◆ Recorded information ◆
^^^^^^^^

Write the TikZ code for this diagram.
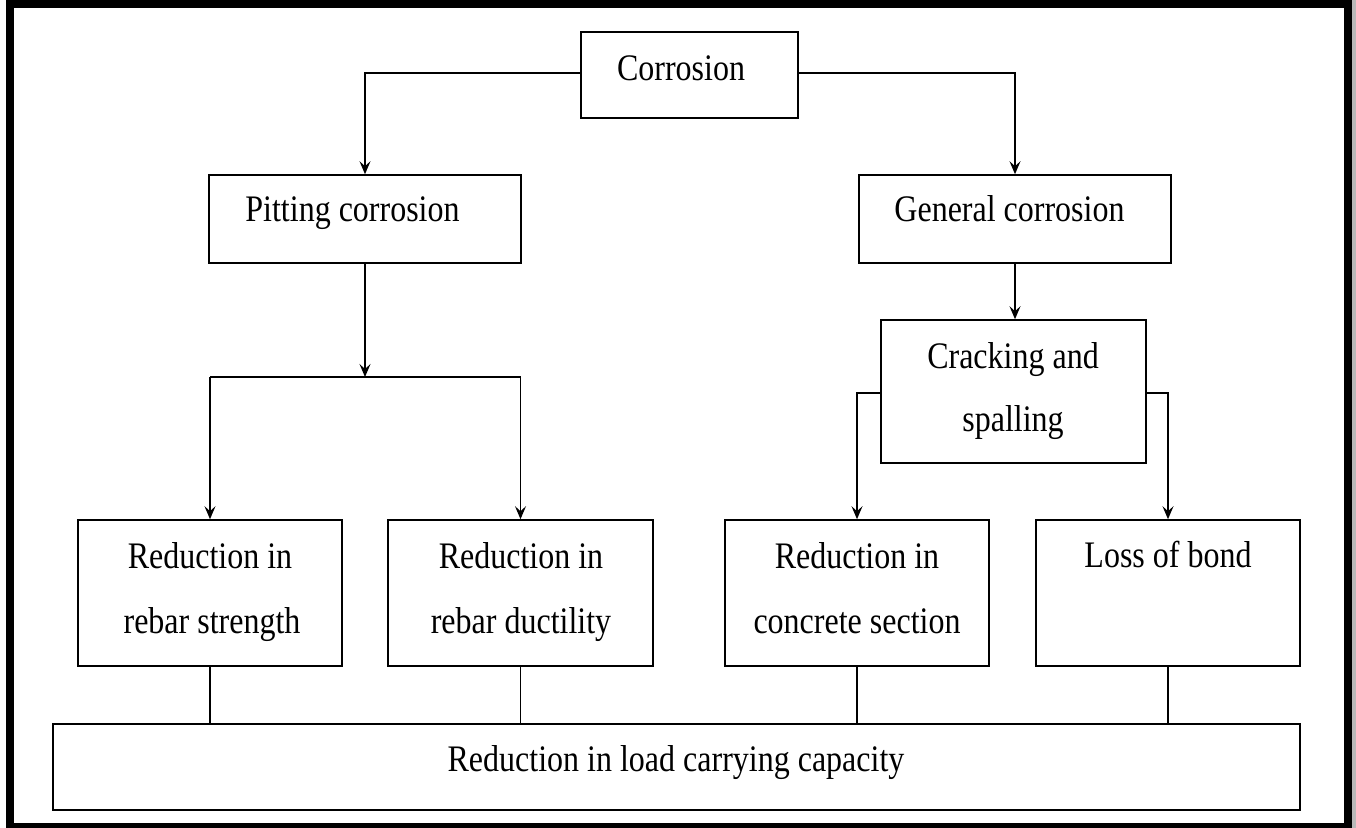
\documentclass[tikz,border=0pt]{standalone}
\usepackage{fontspec}
\setmainfont{Liberation Serif}
\usetikzlibrary{arrows.meta}
\newcommand\stx[1]{\scalebox{1}[1.17]{#1}}
\begin{document}
\begin{tikzpicture}[x=0.5pt,y=-0.5pt,
  box/.style={draw, line width=0.8pt, inner sep=0pt},
  txt/.style={anchor=base, inner sep=0pt, font=\fontsize{16pt}{18pt}\selectfont},
  conn/.style={line width=0.6pt},
  arr/.style={conn, -{Stealth[length=6.5pt,width=5.5pt,inset=2.5pt]}}]
\useasboundingbox (0,0) rectangle (1356,828);
% frame
\fill[gray!55] (1351,0) rectangle (1356,828);
\draw[line width=4pt] (10,4.5) rectangle (1347.5,827);
% boxes
\node[box, minimum width=108.5pt, minimum height=43pt] (cor) at (689.5,75) {};
\node[box, minimum width=156pt, minimum height=44pt] (pit) at (365,219) {};
\node[box, minimum width=156pt, minimum height=44pt] (gen) at (1015,219) {};
\node[box, minimum width=132.5pt, minimum height=71.5pt] (crack) at (1013.5,391.5) {};
\node[box, minimum width=132pt, minimum height=73pt] (rs) at (210,593) {};
\node[box, minimum width=132.5pt, minimum height=73pt] (rd) at (520.5,593) {};
\node[box, minimum width=132pt, minimum height=73pt] (rc) at (857,593) {};
\node[box, minimum width=132pt, minimum height=73pt] (lb) at (1168,593) {};
\node[box, minimum width=623.5pt, minimum height=43pt] (bot) at (676.5,767) {};
% texts
\node[txt] (tcor) at (681,81) {\stx{Corrosion}};
\node[txt] (tpit) at (352.5,222) {\stx{Pitting corrosion}};
\node[txt] (tgen) at (1009.5,222) {\stx{General corrosion}};
\node[txt] (tcr1) at (1013,369) {\stx{Cracking and}};
\node[txt] (tcr2) at (1013,432) {\stx{spalling}};
\node[txt] (trs1) at (210,569) {\stx{Reduction in}};
\node[txt] (trs2) at (212,634) {\stx{rebar strength}};
\node[txt] (trd1) at (521,569) {\stx{Reduction in}};
\node[txt] (trd2) at (521,634) {\stx{rebar ductility}};
\node[txt] (trc1) at (857,569) {\stx{Reduction in}};
\node[txt] (trc2) at (857,634) {\stx{concrete section}};
\node[txt] (tlb) at (1168,568) {\stx{Loss of bond}};
\node[txt] (tbot) at (676,771) {\stx{Reduction in load carrying capacity}};
% connectors
\draw[arr] ([yshift=1pt]cor.west) -| (pit.north);
\draw[arr] ([yshift=1pt]cor.east) -| (gen.north);
\coordinate (pb) at (365,377);
\draw[arr] (pit.south) -- (pb);
\draw[conn] (rs.north |- pb) -- (rd.north |- pb);
\draw[arr] (rs.north |- pb) -- (rs.north);
\draw[arr] (rd.north |- pb) -- (rd.north);
\draw[arr] (gen.south) -- (gen.south |- crack.north);
\draw[arr] ([yshift=-0.75pt]crack.west) -| (rc.north);
\draw[arr] ([yshift=-0.75pt]crack.east) -| (lb.north);
\draw[conn] (rs.south) -- (rs.south |- bot.north);
\draw[conn] (rd.south) -- (rd.south |- bot.north);
\draw[conn] (rc.south) -- (rc.south |- bot.north);
\draw[conn] (lb.south) -- (lb.south |- bot.north);
\end{tikzpicture}
\end{document}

^^^^^^^^

Exclude the images, then output the data above word for word.

◆ Result of the task ◆
Write the TikZ code for this diagram.
\documentclass[tikz,border=0pt]{standalone}
\usepackage{fontspec}
\setmainfont{Liberation Serif}
\usetikzlibrary{arrows.meta}
\newcommand\stx[1]{\scalebox{1}[1.17]{#1}}
\begin{document}
\begin{tikzpicture}[x=0.5pt,y=-0.5pt,
  box/.style={draw, line width=0.8pt, inner sep=0pt},
  txt/.style={anchor=base, inner sep=0pt, font=\fontsize{16pt}{18pt}\selectfont},
  conn/.style={line width=0.6pt},
  arr/.style={conn, -{Stealth[length=6.5pt,width=5.5pt,inset=2.5pt]}}]
\useasboundingbox (0,0) rectangle (1356,828);
% frame
\fill[gray!55] (1351,0) rectangle (1356,828);
\draw[line width=4pt] (10,4.5) rectangle (1347.5,827);
% boxes
\node[box, minimum width=108.5pt, minimum height=43pt] (cor) at (689.5,75) {};
\node[box, minimum width=156pt, minimum height=44pt] (pit) at (365,219) {};
\node[box, minimum width=156pt, minimum height=44pt] (gen) at (1015,219) {};
\node[box, minimum width=132.5pt, minimum height=71.5pt] (crack) at (1013.5,391.5) {};
\node[box, minimum width=132pt, minimum height=73pt] (rs) at (210,593) {};
\node[box, minimum width=132.5pt, minimum height=73pt] (rd) at (520.5,593) {};
\node[box, minimum width=132pt, minimum height=73pt] (rc) at (857,593) {};
\node[box, minimum width=132pt, minimum height=73pt] (lb) at (1168,593) {};
\node[box, minimum width=623.5pt, minimum height=43pt] (bot) at (676.5,767) {};
% texts
\node[txt] (tcor) at (681,81) {\stx{Corrosion}};
\node[txt] (tpit) at (352.5,222) {\stx{Pitting corrosion}};
\node[txt] (tgen) at (1009.5,222) {\stx{General corrosion}};
\node[txt] (tcr1) at (1013,369) {\stx{Cracking and}};
\node[txt] (tcr2) at (1013,432) {\stx{spalling}};
\node[txt] (trs1) at (210,569) {\stx{Reduction in}};
\node[txt] (trs2) at (212,634) {\stx{rebar strength}};
\node[txt] (trd1) at (521,569) {\stx{Reduction in}};
\node[txt] (trd2) at (521,634) {\stx{rebar ductility}};
\node[txt] (trc1) at (857,569) {\stx{Reduction in}};
\node[txt] (trc2) at (857,634) {\stx{concrete section}};
\node[txt] (tlb) at (1168,568) {\stx{Loss of bond}};
\node[txt] (tbot) at (676,771) {\stx{Reduction in load carrying capacity}};
% connectors
\draw[arr] ([yshift=1pt]cor.west) -| (pit.north);
\draw[arr] ([yshift=1pt]cor.east) -| (gen.north);
\coordinate (pb) at (365,377);
\draw[arr] (pit.south) -- (pb);
\draw[conn] (rs.north |- pb) -- (rd.north |- pb);
\draw[arr] (rs.north |- pb) -- (rs.north);
\draw[arr] (rd.north |- pb) -- (rd.north);
\draw[arr] (gen.south) -- (gen.south |- crack.north);
\draw[arr] ([yshift=-0.75pt]crack.west) -| (rc.north);
\draw[arr] ([yshift=-0.75pt]crack.east) -| (lb.north);
\draw[conn] (rs.south) -- (rs.south |- bot.north);
\draw[conn] (rd.south) -- (rd.south |- bot.north);
\draw[conn] (rc.south) -- (rc.south |- bot.north);
\draw[conn] (lb.south) -- (lb.south |- bot.north);
\end{tikzpicture}
\end{document}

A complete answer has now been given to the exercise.